Courtney,
Where in S. Lousiana are you? I'm up near Shreveport, and my pool is in full sun all day with similar temps and humidity conditions as yours. I have found over the years that keeping my CYA at 70-80 significantly drops my chlorine demand.....I do have to keep a range of 5-10 ppm, but I can do that by dosing toward the high end with bleach and then dosing again about 3 days later, give or take a day....so I only have to make additions a couple of times a week unless something happens that requires me to shock it. I usually keep trichlor in my feeder with the feeder turned to the absolute minimum flow (just to keep SOME chlorine going in daily--that alone only keeps my Cl level at about 1.5-2, and I use bleach as the primary chlorine source and for shocking). As CarlD pointed out,your pool right now is ideal for trichlor tab use, and you probably could get away with using primarily the tabs for the rest of this swim season (ours goes 'til late September, and I presume yours does, too). It will lower your pH, and, although I can't explain the chemistry behind it, may go a long way toward solving your TA problems. You wouldn't need it to lower very much--120-150 works just fine in a trichlor pool. Do you have an inline feeder, or can you get a floater that allows you to dial the flow rate?
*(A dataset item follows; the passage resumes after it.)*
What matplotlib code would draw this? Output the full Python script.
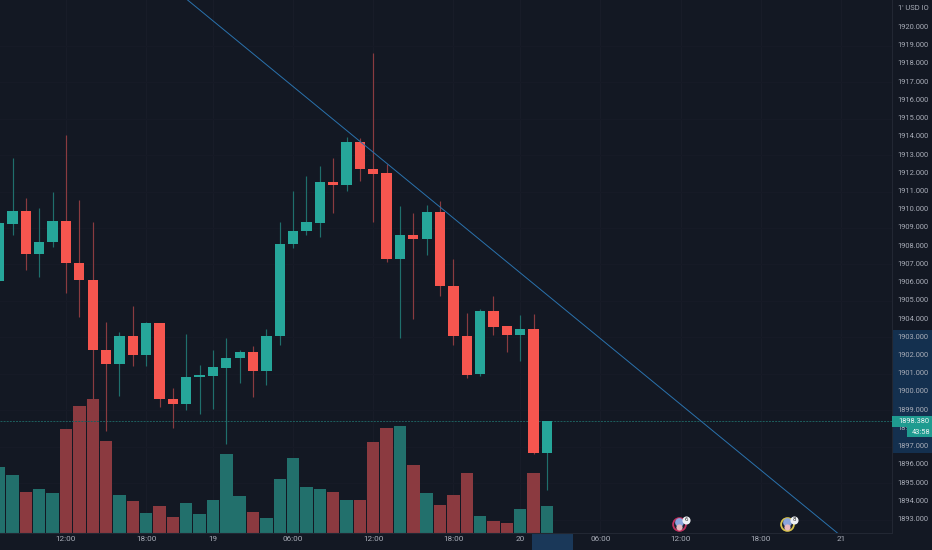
import matplotlib
matplotlib.use("Agg")
import matplotlib.pyplot as plt
from matplotlib.patches import Rectangle

bar_index = list(range(-5, 37))
opens = [1906.09, 1909.23, 1909.95, 1907.57, 1908.22, 1909.36, 1907.05, 1906.14, 1902.28, 1901.55, 1903.08, 1902.02,
         1903.80, 1899.59, 1899.33, 1900.81, 1900.89, 1901.33, 1901.84, 1902.21, 1901.16, 1903.05, 1908.11, 1908.85,
         1909.27, 1911.50, 1911.35, 1913.73, 1912.21, 1912.00, 1907.31, 1908.61, 1908.41, 1909.87, 1905.79, 1903.06,
         1900.98, 1904.44, 1903.61, 1903.12, 1903.47, 1896.66]
closes = [1909.25, 1909.95, 1907.57, 1908.22, 1909.36, 1907.05, 1906.14, 1902.28, 1901.55, 1903.08, 1902.02, 1903.80,
          1899.59, 1899.33, 1900.81, 1900.92, 1901.35, 1901.86, 1902.21, 1901.16, 1903.05, 1908.11, 1908.86, 1909.30,
          1911.50, 1911.35, 1913.73, 1912.21, 1911.97, 1907.31, 1908.61, 1908.41, 1909.87, 1905.79, 1903.06, 1900.93,
          1904.44, 1903.58, 1903.12, 1903.47, 1896.66, 1898.38]
highs = [1909.40, 1912.82, 1910.62, 1910.07, 1910.99, 1914.10, 1910.53, 1909.34, 1903.85, 1903.27, 1904.73, 1903.85,
         1903.80, 1900.19, 1903.16, 1901.47, 1902.33, 1902.94, 1902.33, 1902.52, 1903.45, 1909.34, 1911.02, 1911.85,
         1912.41, 1912.83, 1913.97, 1913.91, 1918.58, 1912.50, 1910.20, 1909.80, 1910.25, 1910.46, 1907.27, 1904.31,
         1904.58, 1905.26, 1903.61, 1904.22, 1904.27, 1898.38]
lows = [1906.09, 1908.61, 1906.69, 1906.32, 1907.97, 1905.41, 1904.13, 1899.00, 1897.85, 1899.77, 1901.42, 1901.42,
        1899.15, 1898.00, 1899.00, 1898.78, 1899.04, 1897.17, 1900.50, 1899.74, 1900.38, 1902.57, 1907.91, 1908.61,
        1908.52, 1909.83, 1911.04, 1911.55, 1909.34, 1907.11, 1902.94, 1904.03, 1907.51, 1905.28, 1902.57, 1900.75,
        1900.90, 1903.12, 1902.20, 1901.71, 1896.59, 1894.62]
volumes = [197, 174, 122, 132, 120, 313, 380, 402, 277, 115, 95, 61, 82, 49, 91, 58, 98, 238, 110, 64, 45, 162, 226,
           138, 132, 124, 98, 100, 273, 315, 322, 204, 121, 85, 114, 181, 51, 37, 31, 73, 181, 82]

trend_index = [16.02, 38.47]
trend_price = [1917.35, 1903.85]
last_price = 1898.38
price_range = [1896.67, 1903.40]
time_range = [34.88, 37.95]
price_ticks = list(range(1893, 1921))
time_ticks = [0, 6, 11, 17, 23, 29, 34, 40, 46, 52, 58]
time_labels = ["12:00", "18:00", "19", "06:00", "12:00", "18:00", "20", "06:00", "12:00", "18:00", "21"]
event_index = [45.92, 54.0]
event_price = 1892.75
event_rings = ["#c2305f", "#d8c34a"]
event_counts = ["6", "8"]

BG = "#131823"
UP = "#26a69a"
DOWN = "#f6564f"
VUP = "#22706c"
VDOWN = "#8b3a40"
WUP = "#1f6f6c"
WDOWN = "#8a3b40"
TXT = "#a9adb8"

W, H = 932, 550
AX_R, AX_B = 892, 533
XLIM = (-4.94, 61.83)
YLIM = (1892.26, 1921.51)
FS = 5.9
FS_P = 5.4

plt.rcParams["font.family"] = ["Roboto", "DejaVu Sans"]
fig = plt.figure(figsize=(W / 100, H / 100), dpi=100, facecolor=BG)
main_pos = [0, (H - AX_B) / H, AX_R / W, AX_B / H]
right_pos = [AX_R / W, (H - AX_B) / H, (W - AX_R) / W, AX_B / H]
time_pos = [0, 0, AX_R / W, (H - AX_B) / H]

# background strips
ax_right = fig.add_axes(right_pos, zorder=0, facecolor=BG)
ax_right.set_ylim(*YLIM)
ax_right.axis("off")
ax_right.axhspan(price_range[0], price_range[1], color="#14304f", lw=0)

ax_time = fig.add_axes(time_pos, zorder=0, facecolor=BG)
ax_time.set_xlim(*XLIM)
ax_time.axis("off")
ax_time.axvspan(time_range[0], time_range[1], color="#1a3859", lw=0)

# volume
ax_vol = fig.add_axes(main_pos, zorder=1, facecolor=BG)
ax_vol.set_xlim(*XLIM)
ax_vol.set_ylim(0, 1599)
ax_vol.axis("off")
for t in time_ticks:
    ax_vol.axvline(t, color="#181c28", lw=0.8, zorder=0)
for p in price_ticks[::2]:
    ax_vol.axhline((p - YLIM[0]) / (YLIM[1] - YLIM[0]) * 1599, color="#161a26", lw=0.8, zorder=0)
ax_vol.bar(bar_index, volumes, width=0.93,
           color=[VUP if c >= o else VDOWN for o, c in zip(opens, closes)], lw=0, zorder=2)

# price
ax = fig.add_axes(main_pos, zorder=2)
ax.patch.set_alpha(0)
ax.set_xlim(*XLIM)
ax.set_ylim(*YLIM)
for s in ["top", "left"]:
    ax.spines[s].set_visible(False)
ax.spines["right"].set_color("#222733")
ax.spines["bottom"].set_color("#222733")
ax.spines["right"].set_linewidth(0.8)
ax.spines["bottom"].set_linewidth(0.8)
ax.yaxis.tick_right()
ax.set_yticks(price_ticks)
ax.set_yticklabels([f"{p}.000" for p in price_ticks])
ax.set_xticks(time_ticks)
ax.set_xticklabels(time_labels)
ax.tick_params(axis="y", length=0, pad=4, labelsize=FS_P, labelcolor=TXT)
ax.tick_params(axis="x", length=0, pad=2.5, labelsize=FS, labelcolor=TXT)
for lab in ax.get_yticklabels():
    lab.set_verticalalignment("center")

ax.axhline(last_price, color="#1d5f5e", lw=0.7, ls=(0, (2, 1.2)), zorder=1)
for i, o, c, h, l in zip(bar_index, opens, closes, highs, lows):
    up = c >= o
    ax.vlines(i, l, h, color=WUP if up else WDOWN, lw=0.85, zorder=2)
    ax.add_patch(Rectangle((i - 0.385, min(o, c)), 0.77, abs(c - o), facecolor=UP if up else DOWN, lw=0, zorder=3))
ax.axline((trend_index[0], trend_price[0]), (trend_index[1], trend_price[1]), color="#2a72ad", lw=0.7, zorder=4)

for xi, ring, count in zip(event_index, event_rings, event_counts):
    ax.scatter([xi], [event_price], s=85, facecolor="#1b2030", edgecolor=ring, lw=1.3, zorder=5, clip_on=False)
    ax.scatter([xi], [event_price + 0.1], s=40, color="#8aa4dc", lw=0, zorder=6, clip_on=False)
    ax.scatter([xi], [event_price - 0.18], s=20, color="#e8b8c0", lw=0, zorder=6, clip_on=False)
    ax.scatter([xi + 0.5], [event_price + 0.24], s=34, color="#eef0f4", lw=0, zorder=7, clip_on=False)
    ax.text(xi + 0.5, event_price + 0.23, count, fontsize=4.4, color="#333", ha="center", va="center", zorder=8)

# overlay tags
ax_tags = fig.add_axes(right_pos, zorder=5)
ax_tags.patch.set_alpha(0)
ax_tags.set_xlim(0, W - AX_R)
ax_tags.set_ylim(*YLIM)
ax_tags.axis("off")
ax_tags.add_patch(Rectangle((0, last_price - 0.28), 40, 0.56, facecolor="#1f9b90", lw=0))
ax_tags.text(6, last_price - 0.01, f"{last_price:.3f}", color="#eef4f4", fontsize=FS_P, va="center", ha="left")
ax_tags.add_patch(Rectangle((15, last_price - 0.86), 25, 0.56, facecolor="#1f9b90", lw=0))
ax_tags.text(20, last_price - 0.59, "43:58", color="#eef4f4", fontsize=FS_P, va="center", ha="left")
ax_tags.text(6, 1921.06, "1' USD IO", color=TXT, fontsize=FS_P, va="center", ha="left")

fig.savefig("out.png", dpi=100, facecolor=BG)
In order to determine whether the brown stuff in the pool is dirt or algae, test your Cl at night after the sun is down, then test again in the morning before the sun hits the pool. If you're losing more than 1-2 ppm in chlorine, then it's algae and you need to maintain the shock level in your pool for a little longer. If not, then it's most likely dirt that is settling, and vacuuming to waste or brushing the pool to keep it stirred up in the water so the filter can help get it out are your two best options.